* START PROVIDED DATA *

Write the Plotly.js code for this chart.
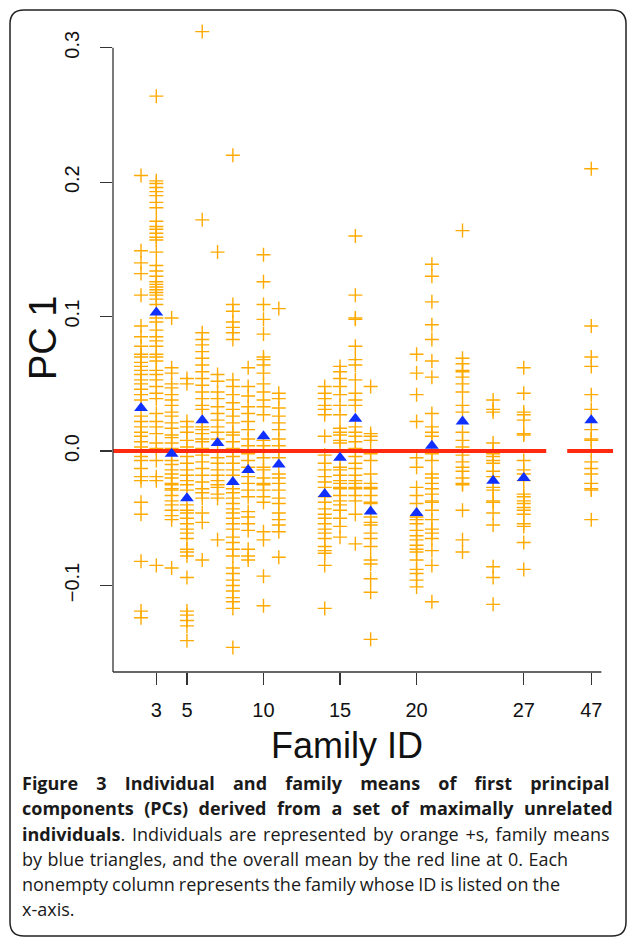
<!DOCTYPE html>
<html><head><meta charset="utf-8">
<script src="https://cdn.plot.ly/plotly-3.0.1.min.js"></script>
<style>html,body{margin:0;padding:0;background:#fff}#chart{width:627px;height:939px}</style>
</head><body><div id="chart"></div>
<script>
// ---- data ----
const familyIds = [2,3,4,5,6,7,8,9,10,11,14,15,16,17,20,21,23,25,27,47];
const fam2 = [0.205,0.149,0.140,0.132,0.116,0.093,0.085,0.078,0.072,0.070,0.066,0.063,0.060,0.057,0.053,0.050,0.046,0.042,0.038,0.026,0.022,0.018,0.014,0.011,0.007,0.003,0.000,-0.004,-0.007,-0.013,-0.019,-0.022,-0.038,-0.047,-0.082,-0.119,-0.124];
const fam3 = [0.264,0.201,0.199,0.196,0.193,0.190,0.185,0.181,0.171,0.167,0.165,0.162,0.159,0.157,0.148,0.138,0.134,0.130,0.126,0.124,0.122,0.120,0.118,0.116,0.113,0.109,0.099,0.096,0.090,0.085,0.082,0.078,0.072,0.070,0.067,0.060,0.057,0.053,0.048,0.043,0.039,0.028,0.022,0.018,0.013,0.006,0.002,-0.007,-0.019,-0.022,-0.085];
const fam4 = [0.099,0.062,0.058,0.050,0.047,0.042,0.038,0.034,0.029,0.026,0.021,0.017,0.012,0.010,0.006,0.002,-0.007,-0.010,-0.014,-0.017,-0.020,-0.024,-0.025,-0.028,-0.029,-0.033,-0.037,-0.040,-0.044,-0.048,-0.051,-0.087];
const fam5 = [0.054,0.050,0.022,0.018,0.014,0.008,0.003,-0.004,-0.009,-0.014,-0.018,-0.022,-0.025,-0.029,-0.040,-0.044,-0.046,-0.050,-0.054,-0.058,-0.061,-0.065,-0.073,-0.075,-0.078,-0.094,-0.119,-0.122,-0.126,-0.130,-0.141];
const fam6 = [0.312,0.172,0.088,0.083,0.079,0.074,0.069,0.064,0.059,0.054,0.049,0.044,0.039,0.034,0.031,0.018,0.016,0.013,0.009,0.007,0.002,-0.003,-0.008,-0.013,-0.018,-0.023,-0.028,-0.031,-0.035,-0.046,-0.053,-0.081];
const fam7 = [0.148,0.057,0.052,0.044,0.039,0.033,0.028,0.023,0.018,0.014,0.009,0.001,-0.005,-0.009,-0.014,-0.018,-0.022,-0.025,-0.027,-0.032,-0.035,-0.066];
const fam8 = [0.220,0.109,0.104,0.096,0.092,0.088,0.083,0.053,0.048,0.042,0.036,0.031,0.026,0.021,0.014,0.012,0.007,0.002,-0.004,-0.009,-0.014,-0.018,-0.028,-0.031,-0.035,-0.039,-0.043,-0.046,-0.050,-0.054,-0.058,-0.064,-0.068,-0.073,-0.078,-0.087,-0.091,-0.096,-0.100,-0.104,-0.109,-0.112,-0.117,-0.146];
const fam9 = [0.062,0.048,0.041,0.033,0.028,0.022,0.016,0.009,0.004,-0.002,-0.007,-0.012,-0.019,-0.024,-0.029,-0.034,-0.045,-0.049,-0.054,-0.059,-0.073,-0.078,-0.081];
const fam10 = [0.146,0.126,0.109,0.098,0.087,0.070,0.068,0.064,0.058,0.050,0.044,0.038,0.033,0.027,0.008,0.004,0.000,-0.005,-0.012,-0.014,-0.020,-0.024,-0.025,-0.029,-0.034,-0.038,-0.060,-0.066,-0.093,-0.115];
const fam11 = [0.106,0.043,0.039,0.032,0.026,0.021,0.016,0.009,0.004,0.000,-0.005,-0.017,-0.020,-0.024,-0.029,-0.035,-0.039,-0.046,-0.051,-0.055,-0.060,-0.079];
const fam14 = [0.048,0.043,0.039,0.034,0.031,0.027,0.011,-0.003,-0.009,-0.014,-0.019,-0.023,-0.027,-0.034,-0.038,-0.043,-0.047,-0.050,-0.054,-0.058,-0.061,-0.065,-0.071,-0.074,-0.076,-0.085,-0.117];
const fam15 = [0.063,0.059,0.054,0.048,0.042,0.034,0.027,0.017,0.014,0.012,0.008,0.006,-0.012,-0.014,-0.018,-0.022,-0.024,-0.027,-0.028,-0.033,-0.037,-0.040,-0.044,-0.050,-0.056,-0.064];
const fam16 = [0.160,0.116,0.099,0.098,0.078,0.068,0.064,0.053,0.043,0.038,0.034,0.018,0.014,0.011,0.007,0.002,-0.004,-0.009,-0.013,-0.018,-0.022,-0.024,-0.027,-0.028,-0.033,-0.037,-0.047,-0.069];
const fam17 = [0.048,0.013,0.011,0.008,-0.002,-0.007,-0.017,-0.024,-0.027,-0.028,-0.033,-0.038,-0.039,-0.049,-0.053,-0.055,-0.061,-0.065,-0.071,-0.081,-0.084,-0.095,-0.105,-0.140];
const fam20 = [0.072,0.058,0.042,0.022,-0.005,-0.012,-0.027,-0.033,-0.039,-0.049,-0.051,-0.054,-0.059,-0.063,-0.066,-0.070,-0.073,-0.075,-0.081,-0.088,-0.091,-0.096,-0.101];
const fam21 = [0.139,0.130,0.111,0.094,0.083,0.067,0.055,0.028,0.018,0.014,0.011,-0.002,-0.007,-0.017,-0.020,-0.024,-0.028,-0.032,-0.037,-0.038,-0.044,-0.051,-0.058,-0.061,-0.065,-0.074,-0.085,-0.112];
const fam23 = [0.164,0.069,0.065,0.060,0.059,0.055,0.050,0.044,0.034,0.029,0.014,0.008,0.003,-0.003,-0.008,-0.012,-0.015,-0.020,-0.024,-0.025,-0.044,-0.066,-0.075];
const fam25 = [0.038,0.031,0.029,0.006,0.001,-0.002,-0.004,-0.007,-0.009,-0.015,-0.019,-0.027,-0.029,-0.037,-0.038,-0.046,-0.055,-0.086,-0.094,-0.114];
const fam27 = [0.062,0.043,0.029,0.027,0.023,0.013,0.012,-0.007,-0.014,-0.017,-0.022,-0.032,-0.034,-0.037,-0.039,-0.042,-0.044,-0.047,-0.054,-0.056,-0.068,-0.088];
const fam47 = [0.210,0.093,0.070,0.063,0.042,0.031,0.016,0.009,0.008,0.000,-0.008,-0.013,-0.017,-0.024,-0.028,-0.029,-0.051];
const individuals = [fam2,fam3,fam4,fam5,fam6,fam7,fam8,fam9,fam10,fam11,fam14,fam15,fam16,fam17,fam20,fam21,fam23,fam25,fam27,fam47];
const familyMeans = [0.032,0.103,-0.002,-0.035,0.023,0.006,-0.023,-0.014,0.011,-0.010,-0.032,-0.005,0.024,-0.045,-0.046,0.004,0.022,-0.022,-0.020,0.023];
const overallMean = 0;
const xTickIds = [3,5,10,15,20,27,47];
const yTickVals = [-0.1,0.0,0.1,0.2,0.3];
const yTickText = ['\u22120.1','0.0','0.1','0.2','0.3'];

// ---- broken x axis: IDs up to 27 at their value, 47 placed after a break ----
const BREAK_LO = 28.47, BREAK_HI = 29.84, POS_47 = 31.41;
function axisPos(id){ return id <= 27 ? id : POS_47; }
const X_RANGE = [0.17, 32.83];
const Y_RANGE = [-0.1643, 0.3303];
const Y_AXIS_TOP = 0.3;

const ix = [], iy = [];
individuals.forEach((vals, k) => vals.forEach(v => { ix.push(axisPos(familyIds[k])); iy.push(v); }));

const W = 627, H = 939;
const M = {l:113, r:14, t:7, b:267};
const PW = W - M.l - M.r, PH = H - M.t - M.b;
const pxX = px => (px - M.l) / PW;
const pxY = py => (H - M.b - py) / PH;

const traces = [
  {type:'scatter', mode:'markers', x: ix, y: iy, cliponaxis:false, hoverinfo:'y',
   marker:{symbol:'cross-thin-open', size:10, color:'#FFAA00', line:{color:'#FFAA00', width:1.4}}},
  {type:'scatter', mode:'lines', x:[X_RANGE[0], BREAK_LO, null, BREAK_HI, X_RANGE[1]],
   y:[overallMean, overallMean, null, overallMean, overallMean], connectgaps:false,
   line:{color:'#FF2A10', width:4}, hoverinfo:'skip'},
  {type:'scatter', mode:'markers', x: familyIds.map(axisPos), y: familyMeans, cliponaxis:false,
   marker:{symbol:'triangle-up', size:12, color:'#1030FF', line:{width:0}}}
];

// frame (rounded rectangle) in paper coordinates
const fx0 = pxX(10), fx1 = pxX(626), fy0 = pxY(936), fy1 = pxY(10);
const rx = 14 / PW, ry = 14 / PH;
const framePath = `M ${fx0},${fy1-ry} L ${fx0},${fy0+ry} Q ${fx0},${fy0} ${fx0+rx},${fy0} L ${fx1-rx},${fy0} Q ${fx1},${fy0} ${fx1},${fy0+ry} L ${fx1},${fy1-ry} Q ${fx1},${fy1} ${fx1-rx},${fy1} L ${fx0+rx},${fy1} Q ${fx0},${fy1} ${fx0},${fy1-ry} Z`;

const xEnd = (32.07 - X_RANGE[0]) / (X_RANGE[1] - X_RANGE[0]);

const captionLines = [
  {t:'<span style="word-spacing:13.5px"><b>Figure 3 Individual and family means of first principal</b></span>', y:783},
  {t:'<span style="word-spacing:5.8px"><b>components (PCs) derived from a set of maximally unrelated</b></span>', y:808},
  {t:'<span style="word-spacing:2px"><b>individuals</b>. Individuals are represented by orange +s, family means</span>', y:834},
  {t:'<span style="word-spacing:0.8px">by blue triangles, and the overall mean by the red line at 0. Each</span>', y:859},
  {t:'<span style="word-spacing:-0.7px">nonempty column represents the family whose ID is listed on the</span>', y:884},
  {t:'x-axis.', y:909}
];

const annotations = captionLines.map(c => ({
  xref:'paper', yref:'paper', x:pxX(20), y:pxY(c.y), xanchor:'left', yanchor:'middle',
  text:c.t, showarrow:false, align:'left',
  font:{family:'Open Sans, sans-serif', size:18, color:'#1a1a1a'}
}));
const titleFont = {family:'Liberation Sans, Arial, sans-serif', size:36, color:'#111'};
annotations.push({xref:'paper', yref:'paper', x:pxX(347), y:pxY(745), xanchor:'center', yanchor:'middle',
  text:'Family ID', showarrow:false, font:titleFont});
annotations.push({xref:'paper', yref:'paper', x:pxX(43), y:pxY(338), xanchor:'center', yanchor:'middle',
  text:'PC 1', textangle:-90, showarrow:false, font:{family:titleFont.family, size:38, color:'#111'}});

const axisFont = {family:'Liberation Sans, Arial, sans-serif', size:20, color:'#111'};

const layout = {
  width:W, height:H, margin:M, paper_bgcolor:'#fff', plot_bgcolor:'#fff', showlegend:false,
  xaxis:{range:X_RANGE, tickmode:'array', tickvals:xTickIds.map(axisPos), ticktext:xTickIds.map(String),
    ticks:'outside', ticklen:12, tickwidth:1.3, tickcolor:'#333', showgrid:false, zeroline:false, showline:false,
    tickfont:axisFont, ticklabelstandoff:8},
  yaxis:{range:Y_RANGE, tickmode:'array', tickvals:yTickVals, ticktext:yTickText, tickangle:-90,
    ticks:'outside', ticklen:12, tickwidth:1.3, tickcolor:'#333', showgrid:false, zeroline:false, showline:false,
    tickfont:axisFont, ticklabelstandoff:13},
  shapes:[
    {type:'line', xref:'paper', yref:'y', x0:0, x1:0, y0:Y_RANGE[0], y1:Y_AXIS_TOP, line:{color:'#333', width:1.3}},
    {type:'line', xref:'paper', yref:'paper', x0:0, x1:xEnd, y0:0, y1:0, line:{color:'#333', width:1.3}},
    {type:'path', xref:'paper', yref:'paper', path:framePath, line:{color:'#222', width:1.5}}
  ],
  annotations: annotations
};

Plotly.newPlot('chart', traces, layout, {displayModeBar:false, staticPlot:true});
</script></body></html>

* END PROVIDED DATA *

- [REQUIRED TASK]:
Identify all lines where the word "chart" shows up. Copy them.

- [EXERCISE OUTPUT]:
Write the Plotly.js code for this chart.
<style>html,body{margin:0;padding:0;background:#fff}#chart{width:627px;height:939px}</style>
</head><body><div id="chart"></div>
Plotly.newPlot('chart', traces, layout, {displayModeBar:false, staticPlot:true});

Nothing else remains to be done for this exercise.